→ **JOB**
Return each line of the records with nothing changed, pictures excepted.

Records with drawing code:
--------------------------------

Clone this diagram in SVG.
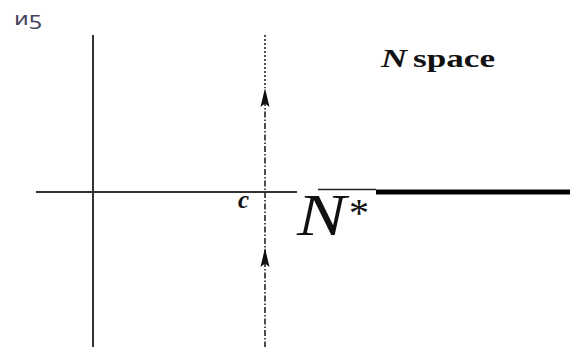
<svg xmlns="http://www.w3.org/2000/svg" width="570" height="347" viewBox="0 0 570 347">
<style>
.ax{stroke:#333;stroke-width:2;fill:none}
.dd{stroke:#222;stroke-width:1.6;fill:none;stroke-dasharray:6 2 1.5 2}
.dt{stroke:#222;stroke-width:1.6;fill:none;stroke-dasharray:2 2}
.ah{fill:#111;stroke:none}
.serif{font-family:"Liberation Serif","Times New Roman",serif;fill:#111}
</style>
<defs>
<path id="arr" d="M0,0 L4.5,19 L0,15.5 L-4.5,19 Z"/>
</defs>
<rect width="570" height="347" fill="#fff"/>
<g id="scribble">
<text x="14" y="25" font-family="DejaVu Sans, sans-serif" font-size="18" fill="#44445e" textLength="28" lengthAdjust="spacingAndGlyphs">иƽ</text>
</g>
<g id="connectors">
<line class="ax" x1="93" y1="35" x2="93" y2="347"/>
<line class="ax" x1="36" y1="192" x2="297" y2="192"/>
<line x1="318" y1="189.5" x2="376" y2="189.5" stroke="#222" stroke-width="1.3"/>
<line x1="376" y1="192" x2="570" y2="192" stroke="#000" stroke-width="5"/>
<line class="dt" x1="265" y1="35" x2="265" y2="88"/>
<line class="dd" x1="265" y1="100" x2="265" y2="347"/>
<use href="#arr" class="ah" x="265" y="88"/>
<use href="#arr" class="ah" x="265" y="248"/>
</g>
<g id="label-c">
<text class="serif" x="238" y="208" font-size="25" font-style="italic" font-weight="bold" fill="#1a1a33">c</text>
</g>
<g id="label-nstar">
<text class="serif" x="297" y="235" font-size="60" font-style="italic" textLength="49" lengthAdjust="spacingAndGlyphs">N</text>
<text class="serif" x="349" y="226" font-size="40">*</text>
</g>
<g id="label-nspace">
<text class="serif" x="381" y="67" font-size="26" font-style="italic" font-weight="bold" textLength="26" lengthAdjust="spacingAndGlyphs">N</text>
<text class="serif" x="413" y="67" font-size="25" font-weight="bold" textLength="82" lengthAdjust="spacingAndGlyphs">space</text>
</g>
</svg>
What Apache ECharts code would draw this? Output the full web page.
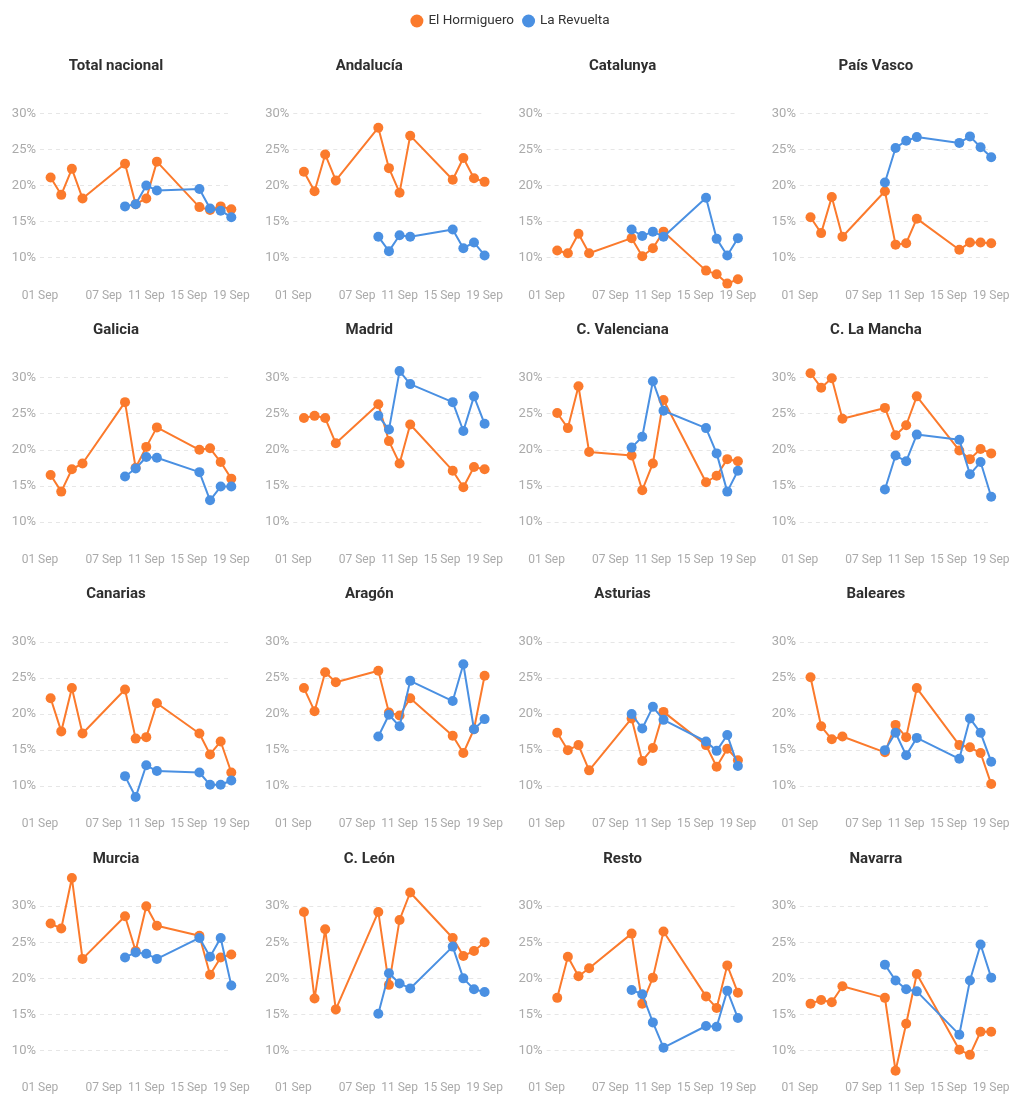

--------------------------------

→ **RESPONSE TO THIS EXERCISE**
Clone this diagram in SVG.
<svg xmlns="http://www.w3.org/2000/svg" width="570" height="347" viewBox="0 0 570 347">
<style>
.ax{stroke:#333;stroke-width:2;fill:none}
.dd{stroke:#222;stroke-width:1.6;fill:none;stroke-dasharray:6 2 1.5 2}
.dt{stroke:#222;stroke-width:1.6;fill:none;stroke-dasharray:2 2}
.ah{fill:#111;stroke:none}
.serif{font-family:"Liberation Serif","Times New Roman",serif;fill:#111}
</style>
<defs>
<path id="arr" d="M0,0 L4.5,19 L0,15.5 L-4.5,19 Z"/>
</defs>
<rect width="570" height="347" fill="#fff"/>
<g id="scribble">
<text x="14" y="25" font-family="DejaVu Sans, sans-serif" font-size="18" fill="#44445e" textLength="28" lengthAdjust="spacingAndGlyphs">иƽ</text>
</g>
<g id="connectors">
<line class="ax" x1="93" y1="35" x2="93" y2="347"/>
<line class="ax" x1="36" y1="192" x2="297" y2="192"/>
<line x1="318" y1="189.5" x2="376" y2="189.5" stroke="#222" stroke-width="1.3"/>
<line x1="376" y1="192" x2="570" y2="192" stroke="#000" stroke-width="5"/>
<line class="dt" x1="265" y1="35" x2="265" y2="88"/>
<line class="dd" x1="265" y1="100" x2="265" y2="347"/>
<use href="#arr" class="ah" x="265" y="88"/>
<use href="#arr" class="ah" x="265" y="248"/>
</g>
<g id="label-c">
<text class="serif" x="238" y="208" font-size="25" font-style="italic" font-weight="bold" fill="#1a1a33">c</text>
</g>
<g id="label-nstar">
<text class="serif" x="297" y="235" font-size="60" font-style="italic" textLength="49" lengthAdjust="spacingAndGlyphs">N</text>
<text class="serif" x="349" y="226" font-size="40">*</text>
</g>
<g id="label-nspace">
<text class="serif" x="381" y="67" font-size="26" font-style="italic" font-weight="bold" textLength="26" lengthAdjust="spacingAndGlyphs">N</text>
<text class="serif" x="413" y="67" font-size="25" font-weight="bold" textLength="82" lengthAdjust="spacingAndGlyphs">space</text>
</g>
</svg>
What Apache ECharts code would draw this? Output the full web page.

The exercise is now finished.